L’azione di prevenzione diventa essenziale come strumento necessario per tentare di bloccare sul nascere fenomeni di radicalizzazione prima ancora che possano maturare non solo l’azione in se, ma la stessa volontà di condurla. Una prevenzione che deve essere sviluppata in maniera uniforme e con strumenti simili in tutta Europa e non affidata più all’iniziativa dei singoli paesi.

Purtroppo su questo fronte si scontano ritardi, in alcuni paesi in particolare, che non sono più tollerabili. Prevenire, o almeno disporre degli strumenti e delle risorse necessarie a realizzare un sistema integrato e diffuso di prevenzione delle diverse forme di radicalizzazione e diffusione dell’estremismo violento, non solo di matrice jihadista, diventa ogni giorno più necessario anche per un paese come l’Italia. La proposta di legge Dambruoso–Manciulli, è stata un tentativo di dare al nostro paese un sistema normativo di prevenzione e deradicalizzazione.
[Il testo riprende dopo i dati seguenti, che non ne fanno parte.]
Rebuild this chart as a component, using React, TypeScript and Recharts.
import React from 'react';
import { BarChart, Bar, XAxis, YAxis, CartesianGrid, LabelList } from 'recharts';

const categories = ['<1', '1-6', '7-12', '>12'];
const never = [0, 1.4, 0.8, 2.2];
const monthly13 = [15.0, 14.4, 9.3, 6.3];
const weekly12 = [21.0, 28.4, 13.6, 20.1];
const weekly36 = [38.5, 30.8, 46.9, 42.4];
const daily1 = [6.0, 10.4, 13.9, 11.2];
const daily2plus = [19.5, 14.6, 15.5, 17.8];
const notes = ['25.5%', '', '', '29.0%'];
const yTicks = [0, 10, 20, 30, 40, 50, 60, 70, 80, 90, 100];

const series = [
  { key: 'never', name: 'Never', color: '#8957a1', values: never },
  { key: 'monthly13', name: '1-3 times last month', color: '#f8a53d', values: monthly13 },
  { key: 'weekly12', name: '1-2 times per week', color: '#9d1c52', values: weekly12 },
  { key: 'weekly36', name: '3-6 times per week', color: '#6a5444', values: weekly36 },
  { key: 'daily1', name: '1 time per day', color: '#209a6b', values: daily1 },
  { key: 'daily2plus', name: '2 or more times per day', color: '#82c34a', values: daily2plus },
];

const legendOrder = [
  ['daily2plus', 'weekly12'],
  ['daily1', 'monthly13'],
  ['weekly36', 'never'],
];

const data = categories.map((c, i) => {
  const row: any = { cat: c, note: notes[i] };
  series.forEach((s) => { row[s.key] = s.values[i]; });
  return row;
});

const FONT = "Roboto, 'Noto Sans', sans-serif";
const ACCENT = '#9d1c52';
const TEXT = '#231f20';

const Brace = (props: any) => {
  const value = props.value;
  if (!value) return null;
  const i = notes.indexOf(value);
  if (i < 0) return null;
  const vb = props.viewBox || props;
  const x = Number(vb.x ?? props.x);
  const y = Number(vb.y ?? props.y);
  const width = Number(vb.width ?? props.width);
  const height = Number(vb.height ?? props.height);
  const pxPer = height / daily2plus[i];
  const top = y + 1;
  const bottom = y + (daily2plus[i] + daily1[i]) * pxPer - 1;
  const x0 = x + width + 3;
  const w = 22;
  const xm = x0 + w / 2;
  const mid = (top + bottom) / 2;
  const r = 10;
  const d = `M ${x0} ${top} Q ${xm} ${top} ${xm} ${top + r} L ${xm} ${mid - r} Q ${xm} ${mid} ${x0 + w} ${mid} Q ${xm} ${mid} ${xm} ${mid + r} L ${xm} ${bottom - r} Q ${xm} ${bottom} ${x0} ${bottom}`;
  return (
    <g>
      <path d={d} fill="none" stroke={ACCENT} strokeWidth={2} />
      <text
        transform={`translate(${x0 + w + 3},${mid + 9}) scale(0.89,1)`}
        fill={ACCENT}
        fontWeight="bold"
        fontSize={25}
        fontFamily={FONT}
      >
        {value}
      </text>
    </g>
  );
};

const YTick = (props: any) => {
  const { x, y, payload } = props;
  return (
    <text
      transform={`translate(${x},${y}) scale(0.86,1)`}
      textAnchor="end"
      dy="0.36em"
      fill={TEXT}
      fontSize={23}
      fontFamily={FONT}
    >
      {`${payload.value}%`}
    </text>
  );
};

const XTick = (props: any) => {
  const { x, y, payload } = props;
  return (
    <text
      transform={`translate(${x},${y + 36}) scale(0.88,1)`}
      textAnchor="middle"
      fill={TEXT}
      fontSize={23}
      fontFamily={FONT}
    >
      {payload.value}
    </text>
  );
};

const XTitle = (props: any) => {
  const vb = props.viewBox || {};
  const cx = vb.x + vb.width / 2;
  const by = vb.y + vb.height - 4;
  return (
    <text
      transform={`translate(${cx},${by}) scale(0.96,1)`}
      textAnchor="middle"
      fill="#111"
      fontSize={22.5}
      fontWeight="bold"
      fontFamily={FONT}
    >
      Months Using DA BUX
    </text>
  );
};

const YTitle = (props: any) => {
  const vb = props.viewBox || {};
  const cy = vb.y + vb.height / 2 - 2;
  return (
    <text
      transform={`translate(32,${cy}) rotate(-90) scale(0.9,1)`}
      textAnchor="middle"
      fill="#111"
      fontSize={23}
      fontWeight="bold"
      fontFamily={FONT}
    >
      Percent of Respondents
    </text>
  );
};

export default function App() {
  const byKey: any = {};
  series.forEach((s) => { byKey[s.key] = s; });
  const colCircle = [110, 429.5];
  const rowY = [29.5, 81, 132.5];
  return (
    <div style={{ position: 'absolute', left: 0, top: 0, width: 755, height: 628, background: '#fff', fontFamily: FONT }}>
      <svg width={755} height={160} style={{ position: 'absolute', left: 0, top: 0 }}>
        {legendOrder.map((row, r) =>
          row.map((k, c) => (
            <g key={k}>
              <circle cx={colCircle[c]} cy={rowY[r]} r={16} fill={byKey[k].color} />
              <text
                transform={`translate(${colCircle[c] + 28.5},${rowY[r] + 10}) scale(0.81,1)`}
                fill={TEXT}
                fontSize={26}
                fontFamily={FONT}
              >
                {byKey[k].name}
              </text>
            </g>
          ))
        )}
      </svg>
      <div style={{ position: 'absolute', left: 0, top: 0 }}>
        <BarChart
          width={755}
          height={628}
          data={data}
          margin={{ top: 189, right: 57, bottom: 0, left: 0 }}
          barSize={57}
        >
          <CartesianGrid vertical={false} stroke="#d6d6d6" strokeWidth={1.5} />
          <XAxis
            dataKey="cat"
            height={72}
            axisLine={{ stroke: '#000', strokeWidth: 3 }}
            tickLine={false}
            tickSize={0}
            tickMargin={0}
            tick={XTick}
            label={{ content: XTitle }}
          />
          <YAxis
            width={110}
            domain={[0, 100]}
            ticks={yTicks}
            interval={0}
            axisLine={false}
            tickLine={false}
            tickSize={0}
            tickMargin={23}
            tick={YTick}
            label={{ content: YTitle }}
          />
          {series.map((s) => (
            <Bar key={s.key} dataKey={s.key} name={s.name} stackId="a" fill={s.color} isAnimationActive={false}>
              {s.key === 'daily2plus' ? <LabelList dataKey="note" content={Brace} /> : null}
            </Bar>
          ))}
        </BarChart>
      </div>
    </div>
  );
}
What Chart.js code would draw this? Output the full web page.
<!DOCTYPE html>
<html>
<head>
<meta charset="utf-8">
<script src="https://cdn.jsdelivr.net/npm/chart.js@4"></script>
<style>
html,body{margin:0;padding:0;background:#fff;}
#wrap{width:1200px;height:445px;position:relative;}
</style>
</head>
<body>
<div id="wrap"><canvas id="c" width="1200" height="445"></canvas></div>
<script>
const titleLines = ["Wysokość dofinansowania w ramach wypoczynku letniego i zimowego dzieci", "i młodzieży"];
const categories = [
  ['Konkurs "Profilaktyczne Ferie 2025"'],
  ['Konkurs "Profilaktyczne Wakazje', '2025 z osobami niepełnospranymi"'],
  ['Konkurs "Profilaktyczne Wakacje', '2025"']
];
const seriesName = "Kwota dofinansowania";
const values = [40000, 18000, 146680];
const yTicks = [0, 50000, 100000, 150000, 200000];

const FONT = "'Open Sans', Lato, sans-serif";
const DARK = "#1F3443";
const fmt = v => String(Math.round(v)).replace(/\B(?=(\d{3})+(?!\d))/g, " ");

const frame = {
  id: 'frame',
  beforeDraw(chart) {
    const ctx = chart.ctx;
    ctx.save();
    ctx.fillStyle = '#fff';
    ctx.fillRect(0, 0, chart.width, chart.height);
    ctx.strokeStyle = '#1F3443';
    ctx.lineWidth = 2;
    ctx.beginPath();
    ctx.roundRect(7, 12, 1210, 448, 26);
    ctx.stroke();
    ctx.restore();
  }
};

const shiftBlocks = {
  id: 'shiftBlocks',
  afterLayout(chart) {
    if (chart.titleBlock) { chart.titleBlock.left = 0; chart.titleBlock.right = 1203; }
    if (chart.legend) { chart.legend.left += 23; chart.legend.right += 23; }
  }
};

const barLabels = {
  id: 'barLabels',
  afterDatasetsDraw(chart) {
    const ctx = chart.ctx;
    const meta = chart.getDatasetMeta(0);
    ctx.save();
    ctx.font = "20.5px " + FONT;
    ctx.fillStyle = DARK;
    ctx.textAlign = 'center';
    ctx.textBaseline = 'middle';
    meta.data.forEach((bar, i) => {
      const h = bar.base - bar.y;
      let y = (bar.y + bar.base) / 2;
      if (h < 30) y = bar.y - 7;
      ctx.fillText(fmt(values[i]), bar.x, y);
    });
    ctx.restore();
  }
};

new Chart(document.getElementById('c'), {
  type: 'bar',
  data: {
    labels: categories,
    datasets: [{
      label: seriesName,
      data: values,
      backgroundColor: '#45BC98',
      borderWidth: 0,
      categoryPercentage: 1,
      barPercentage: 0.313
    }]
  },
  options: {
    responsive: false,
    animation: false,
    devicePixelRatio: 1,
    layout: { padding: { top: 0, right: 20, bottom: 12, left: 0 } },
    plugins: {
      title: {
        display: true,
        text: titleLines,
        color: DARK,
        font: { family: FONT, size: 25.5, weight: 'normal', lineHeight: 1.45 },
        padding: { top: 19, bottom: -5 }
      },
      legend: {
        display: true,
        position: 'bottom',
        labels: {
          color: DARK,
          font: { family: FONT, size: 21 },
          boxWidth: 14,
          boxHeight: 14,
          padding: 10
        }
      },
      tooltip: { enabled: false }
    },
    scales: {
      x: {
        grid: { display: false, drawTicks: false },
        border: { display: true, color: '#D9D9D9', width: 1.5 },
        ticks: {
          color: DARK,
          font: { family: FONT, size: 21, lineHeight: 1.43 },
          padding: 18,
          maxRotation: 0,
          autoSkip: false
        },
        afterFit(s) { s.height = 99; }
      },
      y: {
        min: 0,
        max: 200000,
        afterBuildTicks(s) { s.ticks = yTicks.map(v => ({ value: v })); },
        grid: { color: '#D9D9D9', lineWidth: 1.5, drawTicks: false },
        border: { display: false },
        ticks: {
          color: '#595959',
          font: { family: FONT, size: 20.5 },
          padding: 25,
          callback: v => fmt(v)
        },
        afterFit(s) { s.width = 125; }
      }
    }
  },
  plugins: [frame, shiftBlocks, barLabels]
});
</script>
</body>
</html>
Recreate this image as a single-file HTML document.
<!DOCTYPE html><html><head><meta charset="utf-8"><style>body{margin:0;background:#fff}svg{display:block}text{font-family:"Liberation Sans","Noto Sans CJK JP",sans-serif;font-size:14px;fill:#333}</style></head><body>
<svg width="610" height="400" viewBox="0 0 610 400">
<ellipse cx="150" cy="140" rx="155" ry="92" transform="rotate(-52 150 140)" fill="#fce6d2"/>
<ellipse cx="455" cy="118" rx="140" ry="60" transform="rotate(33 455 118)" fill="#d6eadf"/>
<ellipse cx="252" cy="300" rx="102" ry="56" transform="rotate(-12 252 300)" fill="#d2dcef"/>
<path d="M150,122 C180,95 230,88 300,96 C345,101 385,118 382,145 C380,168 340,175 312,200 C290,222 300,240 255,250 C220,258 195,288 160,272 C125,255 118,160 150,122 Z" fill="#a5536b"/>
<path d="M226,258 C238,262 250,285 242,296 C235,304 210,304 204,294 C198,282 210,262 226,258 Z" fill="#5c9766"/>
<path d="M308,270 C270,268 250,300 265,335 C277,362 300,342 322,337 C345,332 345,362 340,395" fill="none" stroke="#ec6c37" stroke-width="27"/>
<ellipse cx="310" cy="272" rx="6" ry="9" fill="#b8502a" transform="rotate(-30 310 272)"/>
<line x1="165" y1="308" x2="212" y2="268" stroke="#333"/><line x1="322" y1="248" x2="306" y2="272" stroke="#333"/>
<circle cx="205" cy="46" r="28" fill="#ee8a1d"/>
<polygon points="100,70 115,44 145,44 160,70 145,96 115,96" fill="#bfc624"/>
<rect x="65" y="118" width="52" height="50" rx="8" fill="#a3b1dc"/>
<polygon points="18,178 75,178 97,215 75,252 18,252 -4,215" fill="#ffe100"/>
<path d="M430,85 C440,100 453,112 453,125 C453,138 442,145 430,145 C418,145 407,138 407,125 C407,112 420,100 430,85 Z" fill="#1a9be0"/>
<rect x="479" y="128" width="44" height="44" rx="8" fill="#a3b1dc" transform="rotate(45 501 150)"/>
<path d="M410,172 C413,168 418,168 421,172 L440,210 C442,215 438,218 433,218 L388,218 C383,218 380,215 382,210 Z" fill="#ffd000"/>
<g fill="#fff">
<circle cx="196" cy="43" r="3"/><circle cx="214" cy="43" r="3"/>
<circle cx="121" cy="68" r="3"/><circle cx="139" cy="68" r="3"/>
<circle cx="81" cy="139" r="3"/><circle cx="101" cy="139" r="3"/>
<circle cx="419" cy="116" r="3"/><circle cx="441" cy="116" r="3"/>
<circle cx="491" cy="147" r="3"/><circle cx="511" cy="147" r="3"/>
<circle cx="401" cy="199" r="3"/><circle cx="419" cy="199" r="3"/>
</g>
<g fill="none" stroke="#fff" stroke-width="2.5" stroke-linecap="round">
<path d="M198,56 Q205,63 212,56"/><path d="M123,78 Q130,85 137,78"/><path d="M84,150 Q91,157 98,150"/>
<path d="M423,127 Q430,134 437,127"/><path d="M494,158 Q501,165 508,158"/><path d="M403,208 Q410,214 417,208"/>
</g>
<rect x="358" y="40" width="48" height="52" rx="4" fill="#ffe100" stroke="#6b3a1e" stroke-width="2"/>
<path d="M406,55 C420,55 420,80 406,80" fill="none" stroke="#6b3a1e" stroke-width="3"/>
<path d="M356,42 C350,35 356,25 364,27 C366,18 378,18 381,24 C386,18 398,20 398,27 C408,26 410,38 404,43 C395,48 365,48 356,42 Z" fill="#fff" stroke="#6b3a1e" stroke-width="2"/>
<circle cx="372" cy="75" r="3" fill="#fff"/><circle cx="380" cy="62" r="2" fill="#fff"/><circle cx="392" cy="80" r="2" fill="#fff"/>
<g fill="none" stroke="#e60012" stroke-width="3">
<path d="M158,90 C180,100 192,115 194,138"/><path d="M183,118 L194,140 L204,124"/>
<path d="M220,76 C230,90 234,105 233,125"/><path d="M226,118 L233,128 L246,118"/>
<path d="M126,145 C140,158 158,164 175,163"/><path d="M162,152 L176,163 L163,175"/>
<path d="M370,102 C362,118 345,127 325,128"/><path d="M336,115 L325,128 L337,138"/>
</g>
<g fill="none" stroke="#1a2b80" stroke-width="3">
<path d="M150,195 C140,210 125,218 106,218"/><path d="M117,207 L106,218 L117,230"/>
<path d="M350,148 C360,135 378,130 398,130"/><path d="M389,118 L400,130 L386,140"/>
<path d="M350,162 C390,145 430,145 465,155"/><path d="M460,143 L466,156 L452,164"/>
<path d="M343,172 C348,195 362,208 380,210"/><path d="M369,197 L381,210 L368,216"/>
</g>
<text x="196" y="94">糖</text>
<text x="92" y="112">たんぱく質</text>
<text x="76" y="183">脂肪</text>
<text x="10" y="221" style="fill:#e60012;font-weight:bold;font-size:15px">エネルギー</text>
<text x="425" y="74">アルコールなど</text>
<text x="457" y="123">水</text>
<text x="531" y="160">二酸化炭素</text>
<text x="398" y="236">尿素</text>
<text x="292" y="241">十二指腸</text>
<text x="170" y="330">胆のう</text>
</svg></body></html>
Si può intanto ripartire da lì, per riportare al centro del confronto pubblico questo tema e provare a produrre una qualche risposta concreta e utile.

Sarebbe molto utile poter disporre di un simile impianto di norme nazionali sul versante preventivo, e magari, nel tempo disporne insieme a tutti gli altri paesi europei, condividendo pratiche, strumenti, regole comuni a tutti sul versante preventivo, ma anche su repressivo, dove rimangono ancora notevoli differenze tra paese e paese. Sarebbe un passo molto rilevante per affrontare questa minaccia e soprattutto cercare di impedire, o prevenire, le sue manifestazioni più improvvise.